YOUR INSTRUCTIONS → Skip the pictures. Reproduce all other material exactly.

DATA SECTION →
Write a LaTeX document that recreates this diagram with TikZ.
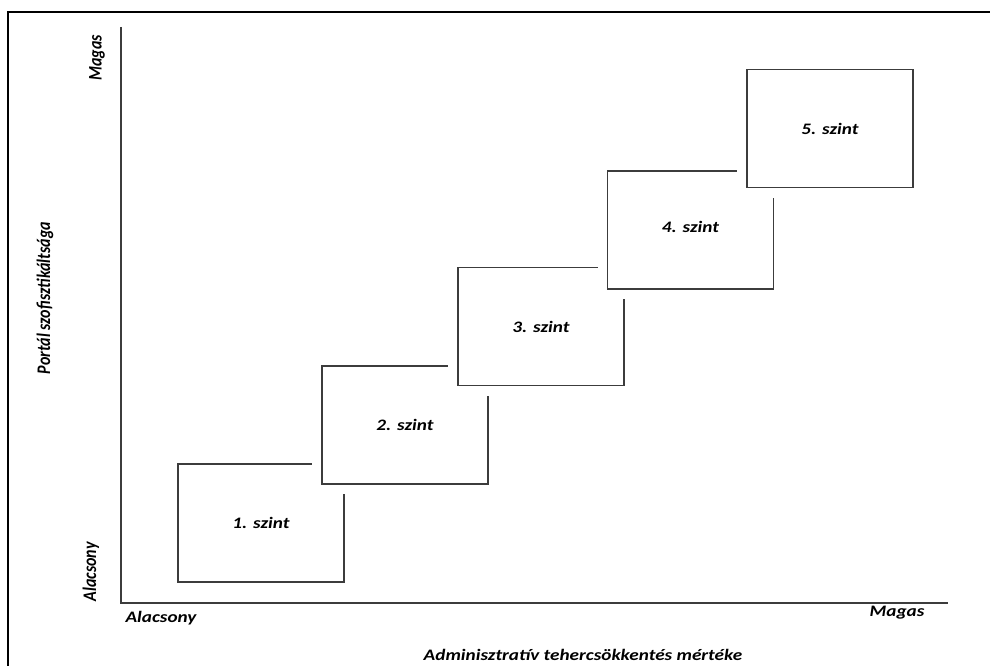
\documentclass[tikz,border=0pt]{standalone}
\usepackage{fontspec}
\setmainfont{Carlito}
\newcommand{\hstretch}[1]{\scalebox{1.2}[1]{#1}}
\newcommand{\vstretch}[1]{\scalebox{1}[1.2]{#1}}
\definecolor{linegray}{HTML}{3C3C3C}
\begin{document}
\begin{tikzpicture}[x=1pt,y=-1pt,
  txt/.style={font=\fontsize{16}{18}\selectfont\bfseries\itshape, inner sep=0pt, text=black},
  vtxt/.style={txt, rotate=90},
  level/.style={rectangle, draw=linegray, line width=1.3pt, fill=white,
    minimum width=166pt, minimum height=118pt, inner sep=0pt,
    preaction={draw=white, line width=20pt},
    font=\fontsize{16}{18}\selectfont\bfseries\itshape}]
\useasboundingbox (0,0) rectangle (990,666);
\clip (0,0) rectangle (990,666);
% outer frame
\draw[line width=2pt, black] (8,12) rectangle (1010,690);
% axes
\coordinate (O) at (121,603);
\coordinate (ytop) at (121,27);
\coordinate (xend) at (948,603);
\draw[linegray, line width=1.4pt] (ytop) |- (xend);
% levels
\node[level] (l1) at (261,523) {\hstretch{1. szint}\hspace{8pt}};
\node[level] (l2) at (405,425) {\hstretch{2. szint}\hspace{14pt}};
\node[level] (l3) at (541,326.5) {\hstretch{3. szint}\hspace{14pt}};
\node[level] (l4) at (690.5,230) {\raisebox{7pt}{\hstretch{4. szint}}\hspace{6pt}};
\node[level] (l5) at (830,128.5) {\raisebox{-2pt}{\hstretch{5. szint}}\hspace{10pt}};
% axis labels
\node[txt] (xlow) at (161,618) {\hstretch{Alacsony}};
\node[txt] (xhigh) at (897,613) {\hstretch{Magas}};
\node[txt] (xtitle) at (583,655) {\hstretch{Adminisztratív tehercsökkentés mértéke}};
\node[vtxt] (yhigh) at (97,58) {\vstretch{Magas}};
\node[vtxt] (ylow) at (91,572) {\vstretch{Alacsony}};
\node[vtxt] (ytitle) at (45,298) {\vstretch{Portál szofisztikáltsága}};
\end{tikzpicture}
\end{document}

SOLUTION TO THIS PROBLEM →
Write a LaTeX document that recreates this diagram with TikZ.
\documentclass[tikz,border=0pt]{standalone}
\usepackage{fontspec}
\setmainfont{Carlito}
\newcommand{\hstretch}[1]{\scalebox{1.2}[1]{#1}}
\newcommand{\vstretch}[1]{\scalebox{1}[1.2]{#1}}
\definecolor{linegray}{HTML}{3C3C3C}
\begin{document}
\begin{tikzpicture}[x=1pt,y=-1pt,
  txt/.style={font=\fontsize{16}{18}\selectfont\bfseries\itshape, inner sep=0pt, text=black},
  vtxt/.style={txt, rotate=90},
  level/.style={rectangle, draw=linegray, line width=1.3pt, fill=white,
    minimum width=166pt, minimum height=118pt, inner sep=0pt,
    preaction={draw=white, line width=20pt},
    font=\fontsize{16}{18}\selectfont\bfseries\itshape}]
\useasboundingbox (0,0) rectangle (990,666);
\clip (0,0) rectangle (990,666);
% outer frame
\draw[line width=2pt, black] (8,12) rectangle (1010,690);
% axes
\coordinate (O) at (121,603);
\coordinate (ytop) at (121,27);
\coordinate (xend) at (948,603);
\draw[linegray, line width=1.4pt] (ytop) |- (xend);
% levels
\node[level] (l1) at (261,523) {\hstretch{1. szint}\hspace{8pt}};
\node[level] (l2) at (405,425) {\hstretch{2. szint}\hspace{14pt}};
\node[level] (l3) at (541,326.5) {\hstretch{3. szint}\hspace{14pt}};
\node[level] (l4) at (690.5,230) {\raisebox{7pt}{\hstretch{4. szint}}\hspace{6pt}};
\node[level] (l5) at (830,128.5) {\raisebox{-2pt}{\hstretch{5. szint}}\hspace{10pt}};
% axis labels
\node[txt] (xlow) at (161,618) {\hstretch{Alacsony}};
\node[txt] (xhigh) at (897,613) {\hstretch{Magas}};
\node[txt] (xtitle) at (583,655) {\hstretch{Adminisztratív tehercsökkentés mértéke}};
\node[vtxt] (yhigh) at (97,58) {\vstretch{Magas}};
\node[vtxt] (ylow) at (91,572) {\vstretch{Alacsony}};
\node[vtxt] (ytitle) at (45,298) {\vstretch{Portál szofisztikáltsága}};
\end{tikzpicture}
\end{document}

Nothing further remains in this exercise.